# Aim of the exercise:
Omit every picture and return the rest of the data unaltered.
-- Begin Data for this task --
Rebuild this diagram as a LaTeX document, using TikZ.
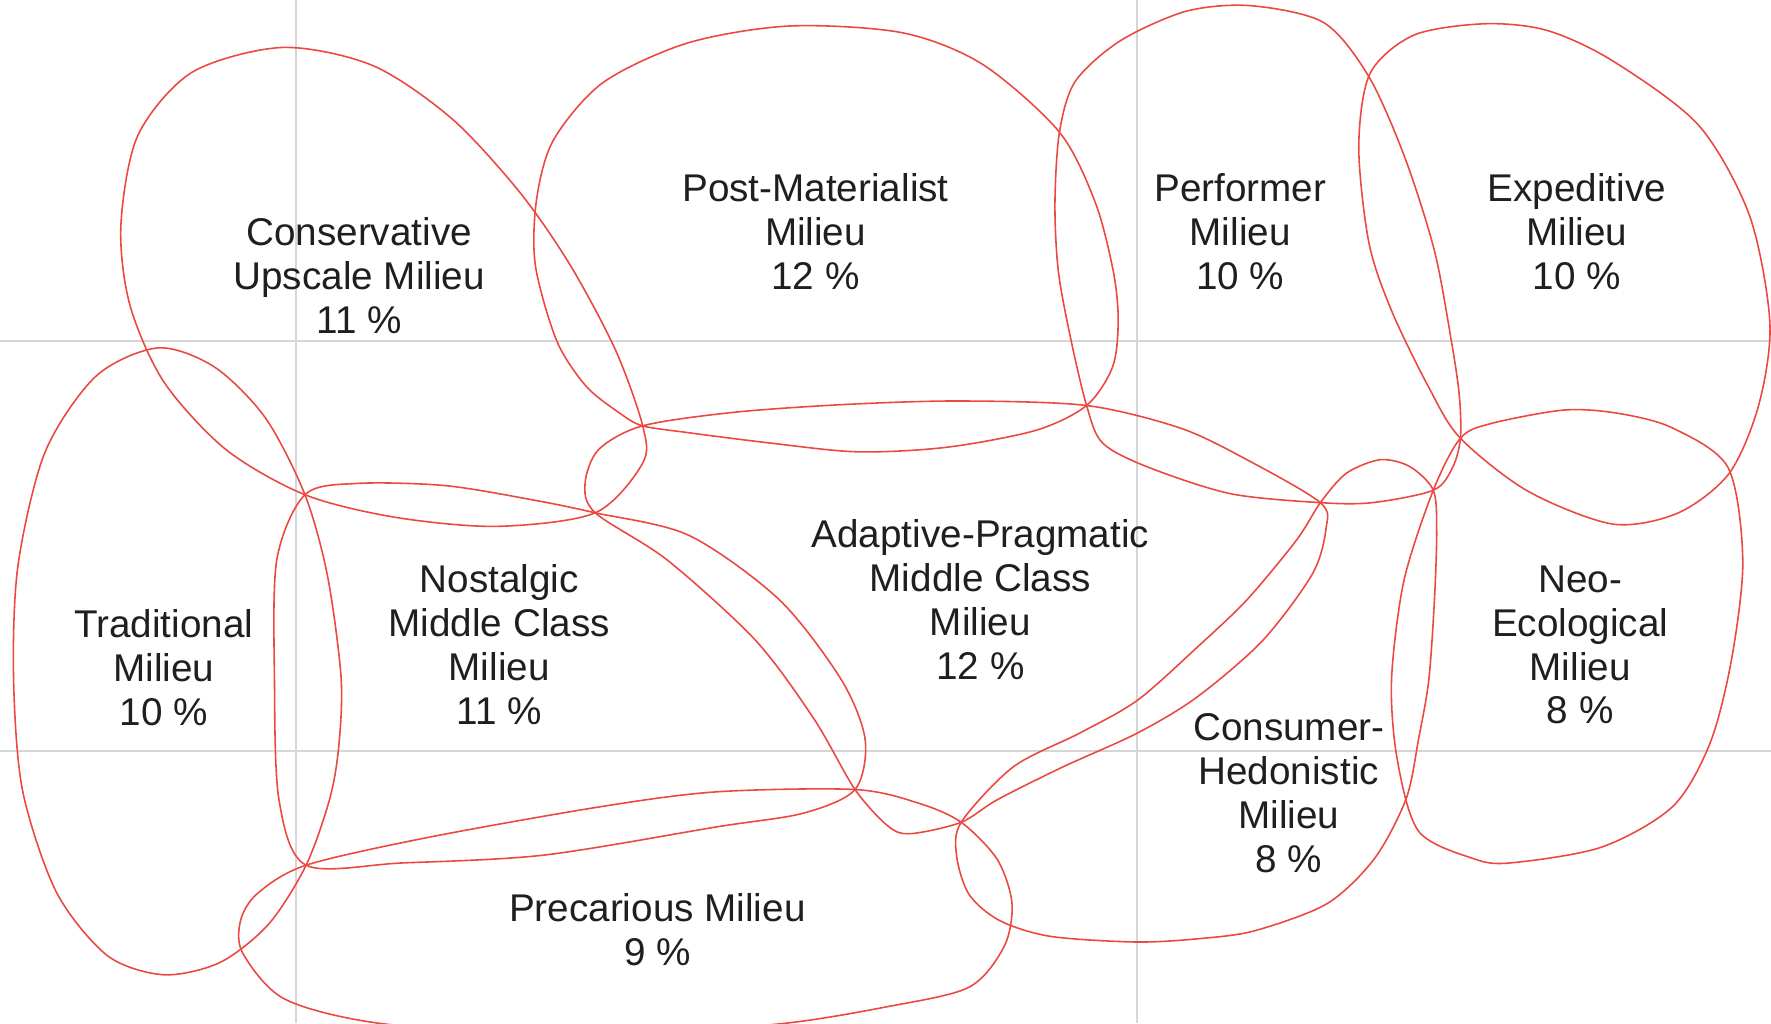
\documentclass[tikz,border=0pt]{standalone}
\usepackage{fontspec}
\setmainfont{Liberation Sans}
\definecolor{milieured}{RGB}{234,72,64}
\definecolor{gridgray}{RGB}{214,214,214}
\tikzset{
  zone/.style={draw=milieured, line width=0.45pt},
  axis/.style={draw=gridgray, line width=0.6pt},
  milieutext/.style={align=center, text=black!88, font=\fontsize{11}{12.5}\selectfont},
}
\begin{document}
\begin{tikzpicture}[x=0.11295mm, y=-0.11295mm]
  \useasboundingbox (0,0) rectangle (1568,906);
  \clip (0,0) rectangle (1568,906);
  \draw[axis] (262,0) -- (262,906) (1007,0) -- (1007,906)
    (0,302) -- (1568,302) (0,665) -- (1568,665);
  \coordinate (j1) at (270,438);
  \coordinate (j2) at (569,377);
  \coordinate (j3) at (527,454);
  \coordinate (j4) at (962,359);
  \coordinate (j5) at (1169,445);
  \coordinate (j6) at (1269,434);
  \coordinate (j7) at (1293,388);
  \coordinate (j8) at (271,766);
  \coordinate (j9) at (757,699);
  \coordinate (j10) at (851,728);
  \coordinate (j11) at (938,117);
  \begin{scope}[zone]
    \draw plot[smooth cycle] coordinates {(250,42) (330,58) (400,105) (460,170) (505,235)
      (545,310) (j2) (569,410) (j3) (440,466) (350,458) (j1) (200,398) (145,338)
      (115,270) (107,200) (122,120) (170,64)};
    \draw plot[smooth cycle] coordinates {(475,177) (490,124) (534,73) (609,38) (699,23)
      (799,29) (870,57) (j11) (970,180) (986,242) (990,285) (985,325)
      (j4) (917,381) (838,396) (759,400) (680,392) (609,383) (j2) (549,366) (519,342)
      (493,302) (474,235)};
    \draw plot[smooth cycle] coordinates {(1107,5) (1172,20) (1212,68)
      (1244,140) (1270,222) (1285,302) (1292,350) (j7) (1286,414) (j6) (1215,445) (j5)
      (1089,437) (1015,413) (976,392) (j4) (948,300) (937,240) (934,180) (j11)
      (952,72) (992,36) (1050,10)};
    \draw plot[smooth cycle] coordinates {(1315,21) (1252,31) (1213,65)
      (1203,130) (1212,215) (1232,275) (1265,343) (j7) (1353,435) (1428,464) (1486,454)
      (1531,419) (1557,359) (1567,286) (1549,191) (1504,111) (1428,54) (1370,27)};
    \draw plot[smooth cycle] coordinates {(140,308) (190,325) (235,370) (j1) (290,510)
      (302,600) (300,660) (292,707) (j8) (238,818) (195,852) (145,863) (95,846)
      (50,790) (20,700) (12,600) (16,500) (40,400) (85,333)};
    \draw plot[smooth cycle] coordinates {(j1) (316,428) (395,430) (474,443) (j3)
      (610,474) (690,531) (745,602) (766,655) (j9) (711,720) (635,732) (482,757)
      (356,764) (j8) (247,708) (243,602) (245,496)};
    \draw plot[smooth cycle] coordinates {(j2) (650,365) (750,358) (850,355) (j4)
      (1045,379) (1104,407) (j5) (1174,468) (1162,508) (1118,567) (1060,617)
      (1007,649) (941,679) (883,708) (j10) (807,738) (787,732) (j9) (721,637) (669,567)
      (591,496) (j3) (518,428) (530,398)};
    \draw plot[smooth cycle] coordinates {(j5) (1192,419) (1222,407) (1248,413) (j6)
      (1272,470) (1270,531) (1265,602) (1256,654) (1245,707) (1217,760) (1175,800)
      (1111,824) (1062,831) (1006,834) (930,829) (885,815) (858,792) (847,758) (j10)
      (897,679) (956,649) (1007,620) (1060,573) (1104,531) (1148,478)};
    \draw plot[smooth cycle] coordinates {(1385,363) (1433,366) (1481,379) (1530,414)
      (1543,496) (1533,584) (1514,658) (1481,714) (1418,750) (1337,764) (1304,760)
      (1256,736) (1237,672) (1232,602) (1243,514) (j6) (j7) (1320,375)};
    \draw plot[smooth cycle] coordinates {(j8) (381,741) (533,714) (635,701) (j9)
      (813,711) (j10) (883,761) (896,800) (889,838) (858,874) (787,891) (685,907)
      (520,916) (344,907) (253,885) (215,844) (213,815) (228,791)};
  \end{scope}
  \node[milieutext] (cu) at (318,244) {Conservative\\Upscale Milieu\\11 \%};
  \node[milieutext] (pm) at (722,205) {Post-Materialist\\Milieu\\12 \%};
  \node[milieutext] (pf) at (1098,205) {Performer\\Milieu\\10 \%};
  \node[milieutext] (ex) at (1396,205) {Expeditive\\Milieu\\10 \%};
  \node[milieutext] (tr) at (145,591) {Traditional\\Milieu\\10 \%};
  \node[milieutext] (no) at (442,571) {Nostalgic\\Middle Class\\Milieu\\11 \%};
  \node[milieutext] (ap) at (868,531) {Adaptive-Pragmatic\\Middle Class\\Milieu\\12 \%};
  \node[milieutext] (ne) at (1399,571) {Neo-\\Ecological\\Milieu\\8 \%};
  \node[milieutext] (ch) at (1141,702) {Consumer-\\Hedonistic\\Milieu\\8 \%};
  \node[milieutext] (pr) at (582,823) {Precarious Milieu\\9 \%};
\end{tikzpicture}
\end{document}
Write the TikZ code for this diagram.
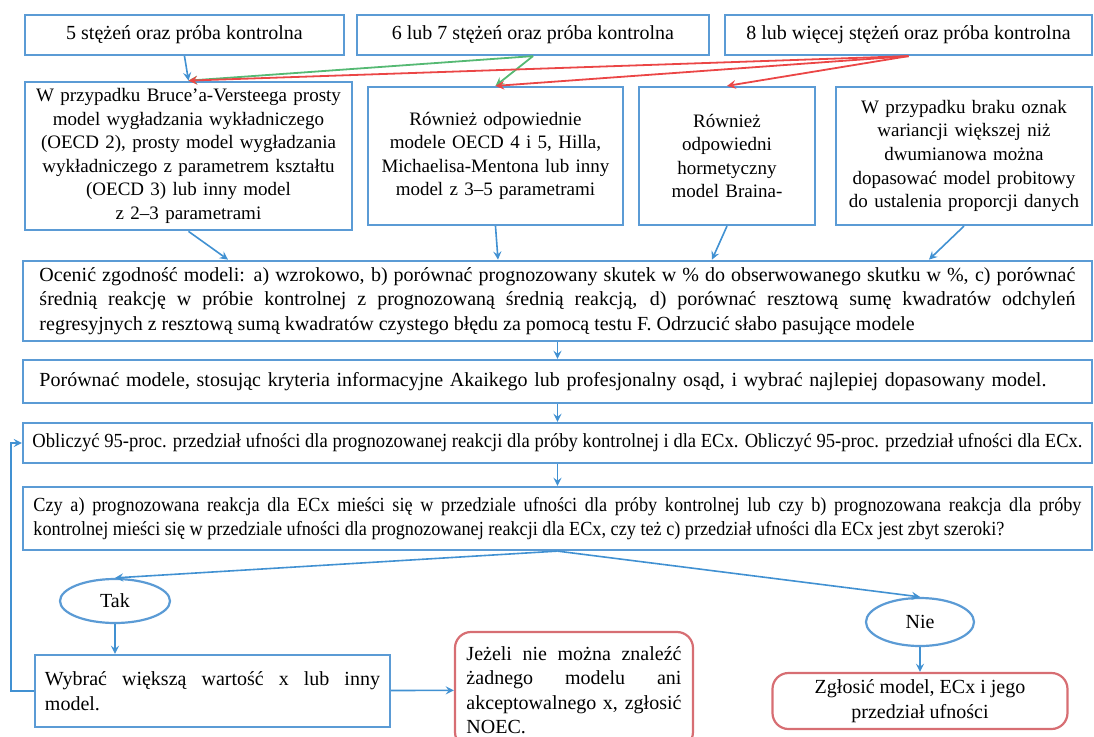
-- End Data for this task --
# Output:
Rebuild this diagram as a LaTeX document, using TikZ.
\documentclass[tikz,border=0pt]{standalone}
\usepackage{fontspec}
\setmainfont{Liberation Sans}
\definecolor{milieured}{RGB}{234,72,64}
\definecolor{gridgray}{RGB}{214,214,214}
\tikzset{
  zone/.style={draw=milieured, line width=0.45pt},
  axis/.style={draw=gridgray, line width=0.6pt},
  milieutext/.style={align=center, text=black!88, font=\fontsize{11}{12.5}\selectfont},
}
\begin{document}
\begin{tikzpicture}[x=0.11295mm, y=-0.11295mm]
  \useasboundingbox (0,0) rectangle (1568,906);
  \clip (0,0) rectangle (1568,906);
  \draw[axis] (262,0) -- (262,906) (1007,0) -- (1007,906)
    (0,302) -- (1568,302) (0,665) -- (1568,665);
  \coordinate (j1) at (270,438);
  \coordinate (j2) at (569,377);
  \coordinate (j3) at (527,454);
  \coordinate (j4) at (962,359);
  \coordinate (j5) at (1169,445);
  \coordinate (j6) at (1269,434);
  \coordinate (j7) at (1293,388);
  \coordinate (j8) at (271,766);
  \coordinate (j9) at (757,699);
  \coordinate (j10) at (851,728);
  \coordinate (j11) at (938,117);
  \begin{scope}[zone]
    \draw plot[smooth cycle] coordinates {(250,42) (330,58) (400,105) (460,170) (505,235)
      (545,310) (j2) (569,410) (j3) (440,466) (350,458) (j1) (200,398) (145,338)
      (115,270) (107,200) (122,120) (170,64)};
    \draw plot[smooth cycle] coordinates {(475,177) (490,124) (534,73) (609,38) (699,23)
      (799,29) (870,57) (j11) (970,180) (986,242) (990,285) (985,325)
      (j4) (917,381) (838,396) (759,400) (680,392) (609,383) (j2) (549,366) (519,342)
      (493,302) (474,235)};
    \draw plot[smooth cycle] coordinates {(1107,5) (1172,20) (1212,68)
      (1244,140) (1270,222) (1285,302) (1292,350) (j7) (1286,414) (j6) (1215,445) (j5)
      (1089,437) (1015,413) (976,392) (j4) (948,300) (937,240) (934,180) (j11)
      (952,72) (992,36) (1050,10)};
    \draw plot[smooth cycle] coordinates {(1315,21) (1252,31) (1213,65)
      (1203,130) (1212,215) (1232,275) (1265,343) (j7) (1353,435) (1428,464) (1486,454)
      (1531,419) (1557,359) (1567,286) (1549,191) (1504,111) (1428,54) (1370,27)};
    \draw plot[smooth cycle] coordinates {(140,308) (190,325) (235,370) (j1) (290,510)
      (302,600) (300,660) (292,707) (j8) (238,818) (195,852) (145,863) (95,846)
      (50,790) (20,700) (12,600) (16,500) (40,400) (85,333)};
    \draw plot[smooth cycle] coordinates {(j1) (316,428) (395,430) (474,443) (j3)
      (610,474) (690,531) (745,602) (766,655) (j9) (711,720) (635,732) (482,757)
      (356,764) (j8) (247,708) (243,602) (245,496)};
    \draw plot[smooth cycle] coordinates {(j2) (650,365) (750,358) (850,355) (j4)
      (1045,379) (1104,407) (j5) (1174,468) (1162,508) (1118,567) (1060,617)
      (1007,649) (941,679) (883,708) (j10) (807,738) (787,732) (j9) (721,637) (669,567)
      (591,496) (j3) (518,428) (530,398)};
    \draw plot[smooth cycle] coordinates {(j5) (1192,419) (1222,407) (1248,413) (j6)
      (1272,470) (1270,531) (1265,602) (1256,654) (1245,707) (1217,760) (1175,800)
      (1111,824) (1062,831) (1006,834) (930,829) (885,815) (858,792) (847,758) (j10)
      (897,679) (956,649) (1007,620) (1060,573) (1104,531) (1148,478)};
    \draw plot[smooth cycle] coordinates {(1385,363) (1433,366) (1481,379) (1530,414)
      (1543,496) (1533,584) (1514,658) (1481,714) (1418,750) (1337,764) (1304,760)
      (1256,736) (1237,672) (1232,602) (1243,514) (j6) (j7) (1320,375)};
    \draw plot[smooth cycle] coordinates {(j8) (381,741) (533,714) (635,701) (j9)
      (813,711) (j10) (883,761) (896,800) (889,838) (858,874) (787,891) (685,907)
      (520,916) (344,907) (253,885) (215,844) (213,815) (228,791)};
  \end{scope}
  \node[milieutext] (cu) at (318,244) {Conservative\\Upscale Milieu\\11 \%};
  \node[milieutext] (pm) at (722,205) {Post-Materialist\\Milieu\\12 \%};
  \node[milieutext] (pf) at (1098,205) {Performer\\Milieu\\10 \%};
  \node[milieutext] (ex) at (1396,205) {Expeditive\\Milieu\\10 \%};
  \node[milieutext] (tr) at (145,591) {Traditional\\Milieu\\10 \%};
  \node[milieutext] (no) at (442,571) {Nostalgic\\Middle Class\\Milieu\\11 \%};
  \node[milieutext] (ap) at (868,531) {Adaptive-Pragmatic\\Middle Class\\Milieu\\12 \%};
  \node[milieutext] (ne) at (1399,571) {Neo-\\Ecological\\Milieu\\8 \%};
  \node[milieutext] (ch) at (1141,702) {Consumer-\\Hedonistic\\Milieu\\8 \%};
  \node[milieutext] (pr) at (582,823) {Precarious Milieu\\9 \%};
\end{tikzpicture}
\end{document}
Write the TikZ code for this diagram.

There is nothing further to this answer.